The
walls of all these rooms are absolutely covered with pictures, including
works of all the great masters, which would require long study before a
new eye could enjoy them; and, seeing so many of them at once, and having
such a nothing of time to look at them all, I did not even try to see any
merit in them. Vandyke's picture of Charles I., on a white horse beneath
an arched gateway, made more impression on me than any other, and as I
recall it now, it seems as if I could see the king's noble, melancholy
face, and armed form, remembered not in picture, but in reality. All Sir
Peter Lely's lewd women, and Kneller's too, were in these rooms; and the
jolly old stupidity of George III. and his family, many times repeated;
and pictures by Titian, Rubens, and other famous hands, intermixed with
many by West, which provokingly drew the eye away from their betters. It
seems to me that a picture, of all other things, should be by itself;
whereas people always congregate them in galleries. To endeavor really
to see them, so arranged, is like trying to read a hundred poems at
once,--a most absurd attempt.
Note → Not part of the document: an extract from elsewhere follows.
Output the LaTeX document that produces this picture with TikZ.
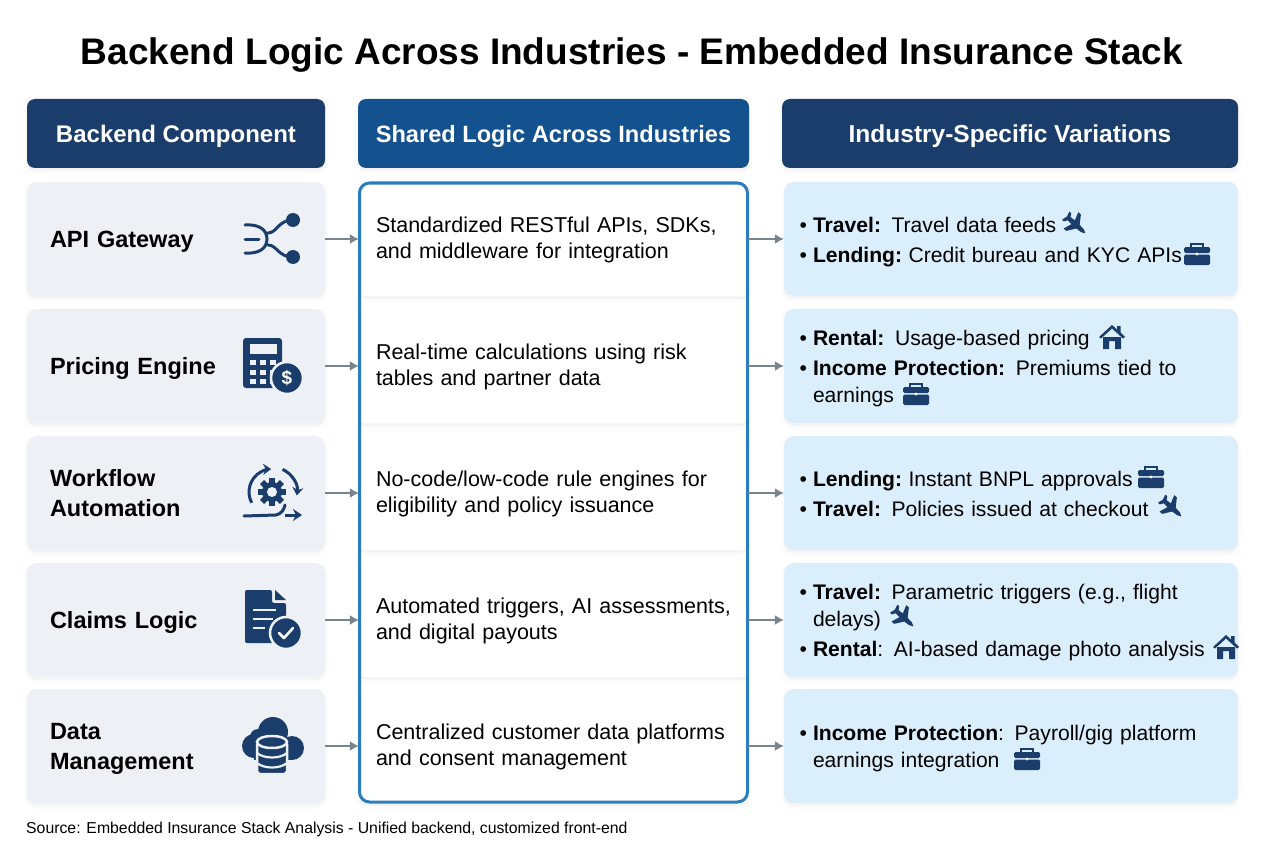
\documentclass[tikz,border=0pt]{standalone}
\usepackage{fontspec}
\setmainfont{Liberation Sans}
\usetikzlibrary{arrows.meta}

\definecolor{navy}{HTML}{1B3D6B}
\definecolor{midblue}{HTML}{14528F}
\definecolor{rimblue}{HTML}{2B7DBE}
\definecolor{compgrey}{HTML}{EDF0F5}
\definecolor{varblue}{HTML}{DAEEFB}
\definecolor{flowgrey}{HTML}{78858F}

\newcommand{\bul}{\leavevmode\llap{\textbullet\hspace{6pt}}}

\tikzset{
softshadow/.style={
preaction={fill=black,draw=black,line width=9pt,opacity=.005,transform canvas={yshift=-3pt}},
preaction={fill=black,draw=black,line width=5pt,opacity=.01,transform canvas={yshift=-3pt}},
preaction={fill=black,draw=black,line width=1pt,opacity=.012,transform canvas={yshift=-2pt}}},
headbox/.style={rectangle,rounded corners=8pt,softshadow,minimum height=69pt,inner sep=0pt,
execute at begin node=\rule{0pt}{23pt},text=white,font=\fontsize{24}{28}\selectfont\bfseries},
compcard/.style={rectangle,rounded corners=10pt,softshadow,fill=compgrey,minimum width=298pt,minimum height=114pt,
inner xsep=23pt,inner ysep=0pt,text width=252pt,align=left,execute at begin node=\rule{0pt}{22pt},
execute at end node=\rule[-6pt]{0pt}{6pt},font=\fontsize{23.5}{30}\selectfont\bfseries},
sharecard/.style={rectangle,rounded corners=6pt,softshadow,fill=white,minimum width=389pt,minimum height=114pt,
inner xsep=17pt,inner ysep=0pt,text width=355pt,align=left,execute at begin node=\rule{0pt}{18.5pt},
execute at end node=\rule[-6pt]{0pt}{6pt},font=\fontsize{21.5}{26.5}\selectfont},
varcard/.style={rectangle,rounded corners=10pt,softshadow,fill=varblue,minimum width=454pt,minimum height=114pt,
inner xsep=29pt,inner ysep=0pt,text width=396pt,align=left,execute at begin node=\rule{0pt}{22.5pt},
execute at end node=\rule[-6pt]{0pt}{6pt},font=\fontsize{21.1}{27}\selectfont},
flow/.style={flowgrey,line width=1.3pt,-{Latex[length=9pt,width=10pt]}},
plane/.pic={
\fill[navy,rotate=-42] (14,0) -- (10,-2) -- (4,-2.5) -- (-2,-11) -- (-5.5,-11) -- (-2.5,-2.5) -- (-8,-2.2) -- (-10,-5.5) -- (-12.5,-5.5)
-- (-11,0) -- (-12.5,5.5) -- (-10,5.5) -- (-8,2.2) -- (-2.5,2.5) -- (-5.5,11) -- (-2,11) -- (4,2.5) -- (10,2) -- cycle;
},
house/.pic={
\fill[navy] (-9,0) -- (9,0) -- (9,12) -- (3,12) -- (3,4) -- (-3,4) -- (-3,12) -- (-9,12) -- cycle;
\fill[navy] (-13,0) -- (0,-12) -- (5,-7.5) -- (5,-11) -- (8.5,-11) -- (8.5,-4.5) -- (13,0) -- (11,1.5) -- (0,-8.5) -- (-11,1.5) -- cycle;
},
briefcase/.pic={
\draw[navy,line width=1.6pt] (-6,-6) -- (-6,-10) -- (6,-10) -- (6,-6);
\fill[navy,rounded corners=1.5pt] (-13,-7) rectangle (13,-1);
\fill[navy,rounded corners=1.5pt] (-13,0.5) rectangle (13,11);
\fill[white] (0,0) circle [radius=1.6];
},
apiicon/.pic={
\draw[navy,line width=3pt,line cap=round] (-27,-14) .. controls (-14,-15) and (-5,-10) .. (-5,0) .. controls (-5,10) and (-14,15) .. (-27,14);
\draw[navy,line width=3pt,line cap=round] (-27,0) -- (-13,0);
\draw[navy,line width=3pt,line cap=round] (-4,-6) .. controls (5,-6) and (6,-19) .. (21,-19);
\draw[navy,line width=3pt,line cap=round] (-4,6) .. controls (5,6) and (6,18) .. (21,18);
\fill[navy] (21,-19) circle [radius=7];
\fill[navy] (21,18) circle [radius=7];
},
calcicon/.pic={
\fill[navy,rounded corners=3pt] (-19,-25) rectangle (20,25);
\fill[compgrey] (-12,-19) rectangle (15,-9);
\foreach \kx in {-9,1,11} {
\foreach \ky in {-1,9,18} {
\fill[compgrey] (\kx-3,\ky-2.5) rectangle (\kx+3,\ky+2.5);
}
}
\draw[navy,fill=navy,postaction={draw=compgrey,line width=2.5pt}] (25,15) circle [radius=16];
\node (dollar) [text=white,font=\fontsize{19}{19}\selectfont\bfseries] at (25,15) {\$};
},
flowicon/.pic={
\foreach \a in {0,45,...,315} {
\fill[navy,rotate=\a] (-3,-14) rectangle (3,-8);
}
\fill[navy] (0,0) circle [radius=10];
\fill[compgrey] (0,0) circle [radius=5];
\draw[navy,line width=3pt,-{Stealth[length=8pt,width=11pt]}] (152:23) arc [start angle=152,end angle=268,radius=23];
\draw[navy,line width=3pt,-{Stealth[length=8pt,width=11pt]}] (-65:25) arc [start angle=-65,end angle=8,radius=25];
\draw[navy,line width=3pt,line cap=round] (-28,24) -- (4,23) .. controls (9,22) and (12,18) .. (13,13);
\draw[navy,line width=3pt,-{Stealth[length=9pt,width=12pt]}] (13,23) -- (30,23);
},
docicon/.pic={
\fill[navy,rounded corners=2pt] (-21,-27) -- (6,-27) -- (6,-14) -- (20,-14) -- (20,26) -- (-21,26) -- cycle;
\fill[navy] (9,-27) -- (20,-17) -- (9,-17) -- cycle;
\draw[compgrey,line width=2.4pt] (-13,-7) -- (10,-7);
\draw[compgrey,line width=2.4pt] (-13,2) -- (7,2);
\draw[compgrey,line width=2.4pt] (-13,11) -- (-1,11);
\draw[navy,fill=navy,postaction={draw=compgrey,line width=2.5pt}] (20,16) circle [radius=16];
\draw[white,line width=2.6pt,line cap=round,line join=round] (13,16) -- (18,21) -- (27,11);
},
dataicon/.pic={
\fill[navy] (1,-13) circle [radius=15];
\fill[navy] (-18,1) circle [radius=12];
\fill[navy] (20,3) circle [radius=12];
\fill[navy] (-18,1) rectangle (20,15);
\fill[navy] (-14,-8) circle [radius=8];
\draw[compgrey,line width=2.5pt,fill=navy,rounded corners=3pt] (-15,-3) -- (-15,29) -- (15,29) -- (15,-3) -- cycle;
\draw[compgrey,line width=2.5pt,fill=navy] (0,-3) ellipse [x radius=15,y radius=6];
\draw[compgrey,line width=2.2pt] (-15,8) .. controls (-8,14) and (8,14) .. (15,8);
\draw[compgrey,line width=2.2pt] (-15,18) .. controls (-8,24) and (8,24) .. (15,18);
},
}

\begin{document}
\begin{tikzpicture}[x=1pt,y=-1pt]
\useasboundingbox (0,0) rectangle (1264,848);
\fill[white] (0,0) rectangle (1264,848);

\node (title) [font=\fontsize{37}{40}\selectfont\bfseries] at (632,55.5) {Backend Logic Across Industries - Embedded Insurance Stack};

\node (headcomp) [headbox,fill=navy,minimum width=298pt] at (176,133.5) {Backend Component};
\node (headshare) [headbox,fill=midblue,minimum width=391pt,font=\fontsize{23.6}{28}\selectfont\bfseries] at (553.5,133.5) {Shared Logic Across Industries};
\node (headvar) [headbox,fill=navy,minimum width=456pt,font=\fontsize{24.5}{28}\selectfont\bfseries] at (1010,133.5) {Industry-Specific Variations\hspace{18pt}};

\node (comp1) [compcard] at (176,239) {API Gateway};
\node (comp2) [compcard] at (176,366) {Pricing Engine};
\node (comp3) [compcard] at (176,493) {Workflow\\Automation};
\node (comp4) [compcard] at (176,620) {Claims Logic};
\node (comp5) [compcard] at (176,746) {Data\\Management};

\node (share1) [sharecard] at (553.5,239) {Standardized RESTful APIs, SDKs,\\and middleware for integration};
\node (share2) [sharecard] at (553.5,366) {Real-time calculations using risk\\tables and partner data};
\node (share3) [sharecard] at (553.5,493) {No-code/low-code rule engines for\\eligibility and policy issuance};
\node (share4) [sharecard] at (553.5,620) {Automated triggers, AI assessments,\\and digital payouts};
\node (share5) [sharecard] at (553.5,746) {Centralized customer data platforms\\and consent management};

\node (var1) [varcard] at (1011,239) {\bul\textbf{Travel:} Travel data feeds\\[3pt]\bul\textbf{Lending:}\hspace{-4pt} Credit bureau and KYC APIs};
\node (var2) [varcard] at (1011,366) {\bul\textbf{Rental:} Usage-based pricing\\[3pt]\bul\textbf{Income Protection:} Premiums tied to\\earnings};
\node (var3) [varcard] at (1011,493) {\bul\textbf{Lending:}\hspace{-4pt} Instant BNPL approvals\\[3pt]\bul\textbf{Travel:} Policies issued at checkout};
\node (var4) [varcard] at (1011,620) {\bul\textbf{Travel:} Parametric triggers (e.g., flight\\delays)\\[3pt]\bul\textbf{Rental}: AI-based damage photo analysis};
\node (var5) [varcard] at (1011,746) {\bul\textbf{Income Protection}: Payroll/gig platform\\earnings integration};

% frame round the middle column
\draw[rimblue,line width=3pt,rounded corners=10pt] (359.5,183) rectangle (747.5,802);

\foreach \i in {1,...,5} {
\draw[flow] (comp\i) -- (share\i);
\draw[flow] (share\i) -- (var\i);
}

\pic at (272,239) {apiicon};
\pic at (262,363) {calcicon};
\pic at (272,492) {flowicon};
\pic at (266,617) {docicon};
\pic at (272,745) {dataicon};

\pic at (1075,224) {plane};
\pic at (1197,254) {briefcase};
\pic at (1112,337) {house};
\pic at (916,394) {briefcase};
\pic at (1151,477) {briefcase};
\pic at (1171,507) {plane};
\pic at (903,617) {plane};
\pic at (1226,647) {house};
\pic at (1027,759) {briefcase};

\node (source) [anchor=west,inner sep=0pt,font=\fontsize{15.8}{17}\selectfont] at (26,829) {Source: Embedded Insurance Stack Analysis - Unified backend, customized front-end};
\end{tikzpicture}
\end{document}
Of all these pictures, I hardly recollect
any so well as a ridiculous old travesty of the Resurrection and Last
Judgment, where the dead people are represented as coming to life at the
sound of the trumpet,--the flesh re-establishing itself on the bones, one
man picking up his skull, and putting it on his shoulders,--and all
appearing greatly startled, only half awake, and at a loss what to do
next.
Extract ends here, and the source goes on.